O problema americano está no mercado de hipotecas, coisa que não existe aqui. E mais que isso, crédito de automóvel e eletrodomésticos é altamente seguro, porque o carro garante a conta e porque eletrodoméstico se paga em prazo curto, mesmo com inadimplência, sem contar que, neste caso, os valores não são altos. Portanto, pelo menos eu penso assim, o risco para o mercado de crédito no Brasil é baixíssimo, até porque os bancos daqui são altamente lucrativos mesmo praticando as taxas de juros mais altas do planeta. Por outro lado, dizer que a crise externa ameaça as exportações é bobagem, porque elas representam pouquíssimo da economia do país, como aliás, pouquíssimo representam as bolsas de valores num país acostumado a não poupar absolutamente nada e onde a maioria das empresas com ações valorizadas é do governo ou trabalham para ele. Se afetar em algo, o efeito não será assim tão desastroso.
Agora, crise o Brasil vive uma só desde que me conheço por gente. Se assim não fosse, o orçamento da União não estaria eternamente contingenciado para fazer superávit primário de 4,75% do PIB. Se assim não fosse, o índice de desemprego teria caído drasticamente nos últimos anos de "bonança", mas isso não aconteceu, ele se manteve nos mesmos patamares, com pouquíssima variação para baixo.
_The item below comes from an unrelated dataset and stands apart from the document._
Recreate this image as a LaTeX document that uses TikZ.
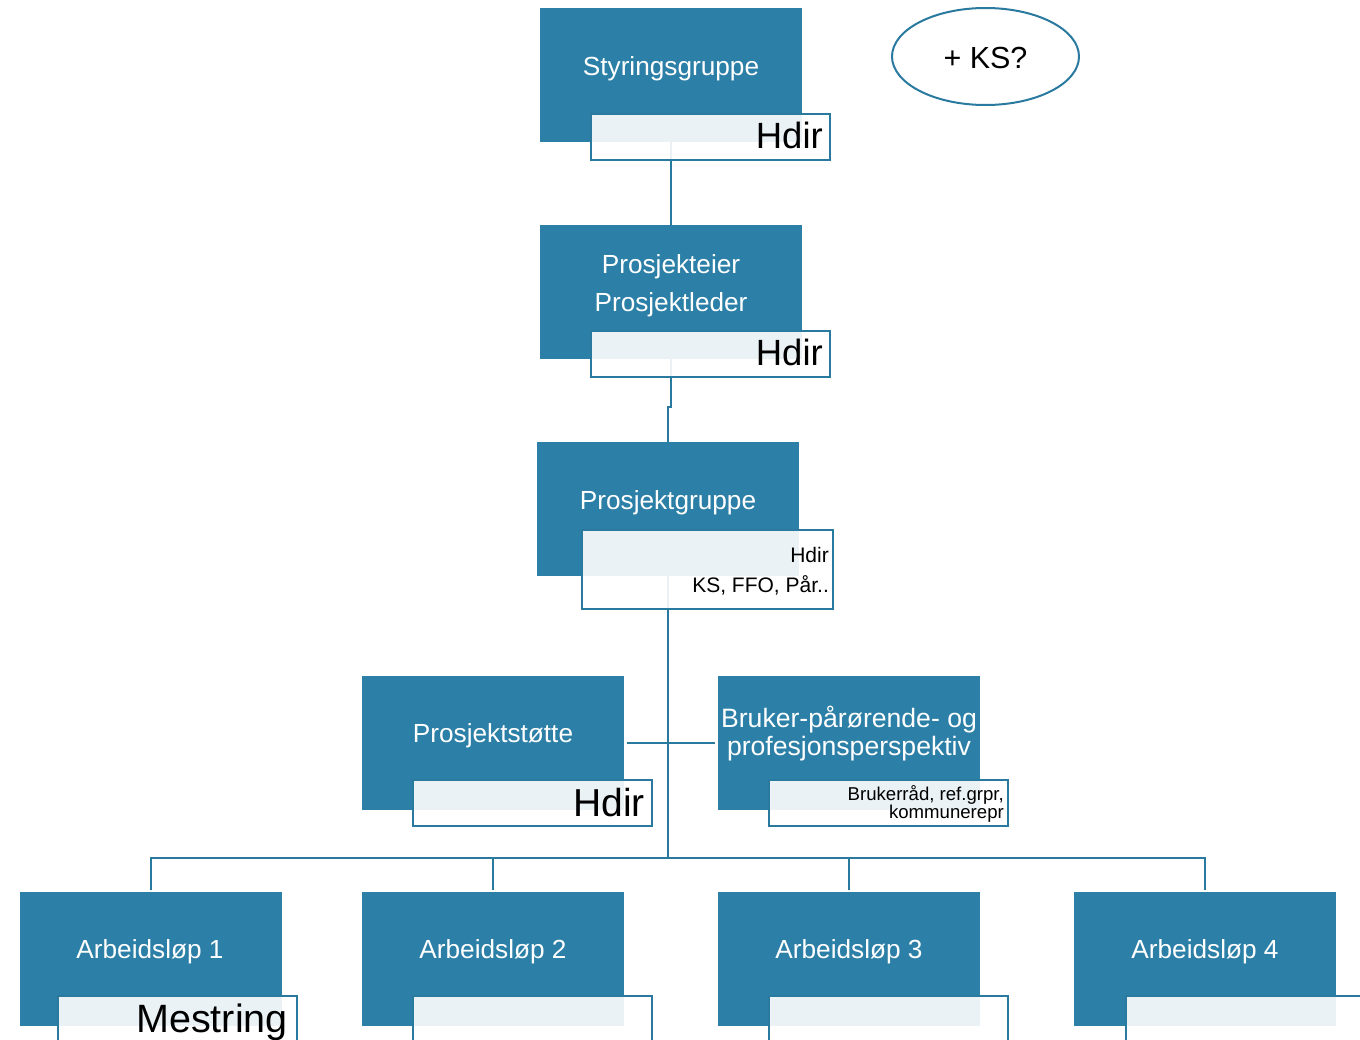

Se assim não fosse, o governo não moveria céus e terras para aprovar a renovação da CPMF e aumentar impostos por meio do Super Simples e outras medidas. Se assim não fosse, o índice de crescimento do PIB estaria nos patamares dos demais países emergentes e, óbvio, não está.
Pode haver muita safadeza política no Brasil, mas tem coisas que só acontecem porque a crise econômica aqui é perene, por mais que governos afirmem estar tudo 100%. O Brasil está sempre em crise porque sua classe política não reforma o Estado que é gigantesco e ineficiente. Se acontecer um cataclisma externo, o máximo que aconteceria ao Brasil é voltar ao crescimento econômico de 3% do PIB, ou seja, exatamente a média dos últimos 40 anos. Isso, pelo menos para mim, não seria crise, mas a normalidade que FHC nos roubou em 1998 e que o excepcional cenário externo tratou de atenuar desde 2003.
Daí, acho que esta crise que tanto se comenta não chegou, nem chegará... porque a verdadeira crise nunca foi embora.